Write the lines out exactly as they stand, from the one containing "Rebuild this chart" through the one containing "const TXT = '#262626';", and only those. Omit pictures.

[Start of Record extracts]

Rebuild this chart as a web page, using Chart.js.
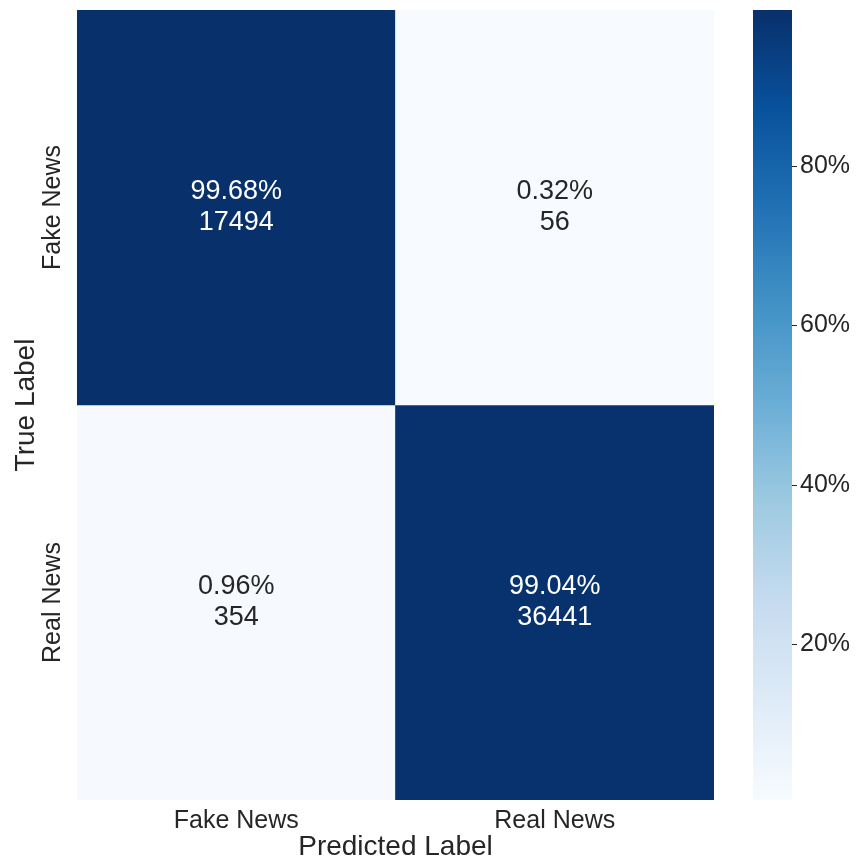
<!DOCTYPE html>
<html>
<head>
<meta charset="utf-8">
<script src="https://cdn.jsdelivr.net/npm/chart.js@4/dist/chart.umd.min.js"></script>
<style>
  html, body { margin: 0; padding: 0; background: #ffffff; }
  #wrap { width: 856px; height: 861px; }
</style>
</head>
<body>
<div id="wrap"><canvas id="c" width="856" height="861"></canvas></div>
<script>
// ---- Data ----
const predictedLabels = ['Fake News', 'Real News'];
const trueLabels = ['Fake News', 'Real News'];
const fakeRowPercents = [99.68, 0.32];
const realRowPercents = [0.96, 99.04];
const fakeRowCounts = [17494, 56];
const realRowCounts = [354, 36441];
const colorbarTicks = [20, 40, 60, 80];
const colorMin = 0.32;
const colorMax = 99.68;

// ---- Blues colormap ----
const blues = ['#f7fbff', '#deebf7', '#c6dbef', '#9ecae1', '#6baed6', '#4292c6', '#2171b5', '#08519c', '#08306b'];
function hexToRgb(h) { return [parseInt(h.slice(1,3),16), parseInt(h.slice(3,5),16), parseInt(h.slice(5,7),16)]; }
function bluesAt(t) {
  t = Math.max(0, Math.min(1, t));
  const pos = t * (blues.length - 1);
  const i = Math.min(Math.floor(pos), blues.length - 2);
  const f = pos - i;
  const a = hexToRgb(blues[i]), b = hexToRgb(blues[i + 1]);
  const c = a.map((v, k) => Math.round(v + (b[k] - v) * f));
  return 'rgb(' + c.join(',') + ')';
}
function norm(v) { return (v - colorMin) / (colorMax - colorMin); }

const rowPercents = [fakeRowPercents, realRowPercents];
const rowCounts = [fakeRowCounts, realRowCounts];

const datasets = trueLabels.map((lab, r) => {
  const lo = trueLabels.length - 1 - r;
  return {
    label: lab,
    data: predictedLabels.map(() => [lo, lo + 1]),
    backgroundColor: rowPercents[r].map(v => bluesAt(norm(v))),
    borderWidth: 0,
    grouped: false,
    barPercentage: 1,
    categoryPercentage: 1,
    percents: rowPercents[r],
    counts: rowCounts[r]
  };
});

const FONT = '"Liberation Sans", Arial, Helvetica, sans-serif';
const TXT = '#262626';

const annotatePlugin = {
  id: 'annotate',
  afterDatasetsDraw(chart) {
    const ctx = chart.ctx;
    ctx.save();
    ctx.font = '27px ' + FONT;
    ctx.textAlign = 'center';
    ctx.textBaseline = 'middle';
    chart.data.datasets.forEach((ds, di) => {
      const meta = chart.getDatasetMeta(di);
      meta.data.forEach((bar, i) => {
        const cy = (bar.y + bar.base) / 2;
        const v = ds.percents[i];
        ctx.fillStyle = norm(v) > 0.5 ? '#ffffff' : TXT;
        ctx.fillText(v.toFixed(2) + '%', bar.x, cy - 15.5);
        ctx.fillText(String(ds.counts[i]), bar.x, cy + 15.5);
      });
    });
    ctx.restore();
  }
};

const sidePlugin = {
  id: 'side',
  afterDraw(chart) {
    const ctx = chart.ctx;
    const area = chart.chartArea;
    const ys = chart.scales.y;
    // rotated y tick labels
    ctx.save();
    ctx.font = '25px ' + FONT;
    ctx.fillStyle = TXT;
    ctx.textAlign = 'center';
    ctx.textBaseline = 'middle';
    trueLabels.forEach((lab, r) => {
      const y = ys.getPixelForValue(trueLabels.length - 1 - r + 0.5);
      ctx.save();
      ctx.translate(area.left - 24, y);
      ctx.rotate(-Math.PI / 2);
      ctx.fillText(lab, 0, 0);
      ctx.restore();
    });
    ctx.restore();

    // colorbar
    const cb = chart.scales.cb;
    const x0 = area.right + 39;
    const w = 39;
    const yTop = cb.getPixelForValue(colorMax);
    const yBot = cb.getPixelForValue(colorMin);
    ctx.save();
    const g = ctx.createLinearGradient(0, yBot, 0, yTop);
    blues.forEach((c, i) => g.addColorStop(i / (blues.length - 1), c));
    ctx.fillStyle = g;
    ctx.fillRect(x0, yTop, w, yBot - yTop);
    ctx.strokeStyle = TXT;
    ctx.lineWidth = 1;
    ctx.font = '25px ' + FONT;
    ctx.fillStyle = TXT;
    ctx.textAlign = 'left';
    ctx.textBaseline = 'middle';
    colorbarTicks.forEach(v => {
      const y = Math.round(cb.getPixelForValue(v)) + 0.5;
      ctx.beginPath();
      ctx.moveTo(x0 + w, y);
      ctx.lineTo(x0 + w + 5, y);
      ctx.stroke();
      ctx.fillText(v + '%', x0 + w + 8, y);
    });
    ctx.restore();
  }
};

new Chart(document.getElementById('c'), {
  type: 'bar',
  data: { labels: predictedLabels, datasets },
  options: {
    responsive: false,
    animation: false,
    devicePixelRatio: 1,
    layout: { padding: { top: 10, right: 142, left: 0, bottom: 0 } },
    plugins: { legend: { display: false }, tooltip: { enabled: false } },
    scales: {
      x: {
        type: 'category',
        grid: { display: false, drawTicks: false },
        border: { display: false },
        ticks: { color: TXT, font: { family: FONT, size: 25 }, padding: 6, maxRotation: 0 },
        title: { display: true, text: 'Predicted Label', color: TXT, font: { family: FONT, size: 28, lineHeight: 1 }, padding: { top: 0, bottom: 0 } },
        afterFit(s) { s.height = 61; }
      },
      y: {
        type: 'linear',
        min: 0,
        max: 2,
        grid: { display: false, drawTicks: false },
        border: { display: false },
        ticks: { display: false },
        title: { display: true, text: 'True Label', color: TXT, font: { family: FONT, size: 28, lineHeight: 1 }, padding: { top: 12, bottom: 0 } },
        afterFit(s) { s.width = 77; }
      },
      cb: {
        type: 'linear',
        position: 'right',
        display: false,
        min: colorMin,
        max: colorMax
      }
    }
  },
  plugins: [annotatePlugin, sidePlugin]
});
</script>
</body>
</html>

[End of Record extracts]
[Start of Record extracts]

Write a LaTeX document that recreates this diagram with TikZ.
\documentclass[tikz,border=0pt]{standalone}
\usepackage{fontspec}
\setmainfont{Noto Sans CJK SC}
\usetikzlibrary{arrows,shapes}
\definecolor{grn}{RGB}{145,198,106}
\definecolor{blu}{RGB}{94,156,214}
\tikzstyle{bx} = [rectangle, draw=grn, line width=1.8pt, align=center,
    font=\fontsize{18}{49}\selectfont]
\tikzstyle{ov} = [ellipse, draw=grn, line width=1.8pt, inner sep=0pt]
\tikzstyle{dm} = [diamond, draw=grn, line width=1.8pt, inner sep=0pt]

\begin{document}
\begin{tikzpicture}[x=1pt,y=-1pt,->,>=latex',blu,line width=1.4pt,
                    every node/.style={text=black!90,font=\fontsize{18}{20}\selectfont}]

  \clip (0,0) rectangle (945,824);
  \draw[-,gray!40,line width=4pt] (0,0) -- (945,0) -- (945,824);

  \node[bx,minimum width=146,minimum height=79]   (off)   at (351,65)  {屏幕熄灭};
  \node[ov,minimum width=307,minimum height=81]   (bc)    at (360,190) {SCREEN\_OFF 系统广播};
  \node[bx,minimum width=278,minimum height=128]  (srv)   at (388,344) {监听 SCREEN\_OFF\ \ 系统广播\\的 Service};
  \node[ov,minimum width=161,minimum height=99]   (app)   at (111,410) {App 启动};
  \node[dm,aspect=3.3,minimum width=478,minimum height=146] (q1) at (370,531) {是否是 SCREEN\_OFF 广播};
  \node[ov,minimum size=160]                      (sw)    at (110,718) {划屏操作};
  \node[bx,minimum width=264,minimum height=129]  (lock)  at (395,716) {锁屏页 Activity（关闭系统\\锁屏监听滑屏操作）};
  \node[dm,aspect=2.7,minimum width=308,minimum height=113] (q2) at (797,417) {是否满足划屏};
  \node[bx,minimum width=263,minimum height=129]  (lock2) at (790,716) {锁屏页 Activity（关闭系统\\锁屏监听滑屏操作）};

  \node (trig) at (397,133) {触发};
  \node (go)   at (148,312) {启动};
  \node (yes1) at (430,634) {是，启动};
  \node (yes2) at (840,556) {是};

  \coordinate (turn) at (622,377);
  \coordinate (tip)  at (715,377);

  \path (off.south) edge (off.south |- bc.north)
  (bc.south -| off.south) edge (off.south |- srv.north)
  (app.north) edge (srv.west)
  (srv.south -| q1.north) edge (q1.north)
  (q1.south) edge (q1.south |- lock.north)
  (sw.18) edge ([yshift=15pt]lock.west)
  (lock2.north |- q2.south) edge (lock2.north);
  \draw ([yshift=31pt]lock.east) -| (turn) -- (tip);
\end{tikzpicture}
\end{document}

[End of Record extracts]
[Start of Record extracts]

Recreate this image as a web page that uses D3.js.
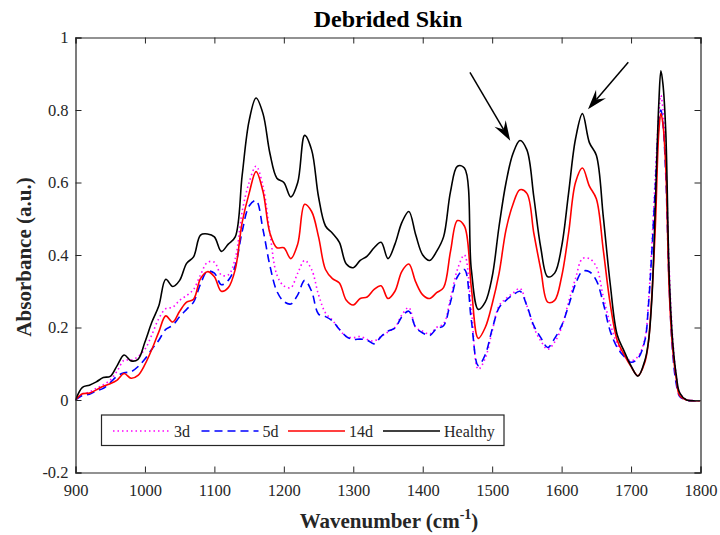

[End of Record extracts]

Result of the task:
Rebuild this chart as a web page, using Chart.js.
<!DOCTYPE html>
<html>
<head>
<meta charset="utf-8">
<script src="https://cdn.jsdelivr.net/npm/chart.js@4/dist/chart.umd.min.js"></script>
<style>
  html, body { margin: 0; padding: 0; background: #ffffff; }
  #wrap { width: 856px; height: 861px; }
</style>
</head>
<body>
<div id="wrap"><canvas id="c" width="856" height="861"></canvas></div>
<script>
// ---- Data ----
const predictedLabels = ['Fake News', 'Real News'];
const trueLabels = ['Fake News', 'Real News'];
const fakeRowPercents = [99.68, 0.32];
const realRowPercents = [0.96, 99.04];
const fakeRowCounts = [17494, 56];
const realRowCounts = [354, 36441];
const colorbarTicks = [20, 40, 60, 80];
const colorMin = 0.32;
const colorMax = 99.68;

// ---- Blues colormap ----
const blues = ['#f7fbff', '#deebf7', '#c6dbef', '#9ecae1', '#6baed6', '#4292c6', '#2171b5', '#08519c', '#08306b'];
function hexToRgb(h) { return [parseInt(h.slice(1,3),16), parseInt(h.slice(3,5),16), parseInt(h.slice(5,7),16)]; }
function bluesAt(t) {
  t = Math.max(0, Math.min(1, t));
  const pos = t * (blues.length - 1);
  const i = Math.min(Math.floor(pos), blues.length - 2);
  const f = pos - i;
  const a = hexToRgb(blues[i]), b = hexToRgb(blues[i + 1]);
  const c = a.map((v, k) => Math.round(v + (b[k] - v) * f));
  return 'rgb(' + c.join(',') + ')';
}
function norm(v) { return (v - colorMin) / (colorMax - colorMin); }

const rowPercents = [fakeRowPercents, realRowPercents];
const rowCounts = [fakeRowCounts, realRowCounts];

const datasets = trueLabels.map((lab, r) => {
  const lo = trueLabels.length - 1 - r;
  return {
    label: lab,
    data: predictedLabels.map(() => [lo, lo + 1]),
    backgroundColor: rowPercents[r].map(v => bluesAt(norm(v))),
    borderWidth: 0,
    grouped: false,
    barPercentage: 1,
    categoryPercentage: 1,
    percents: rowPercents[r],
    counts: rowCounts[r]
  };
});

const FONT = '"Liberation Sans", Arial, Helvetica, sans-serif';
const TXT = '#262626';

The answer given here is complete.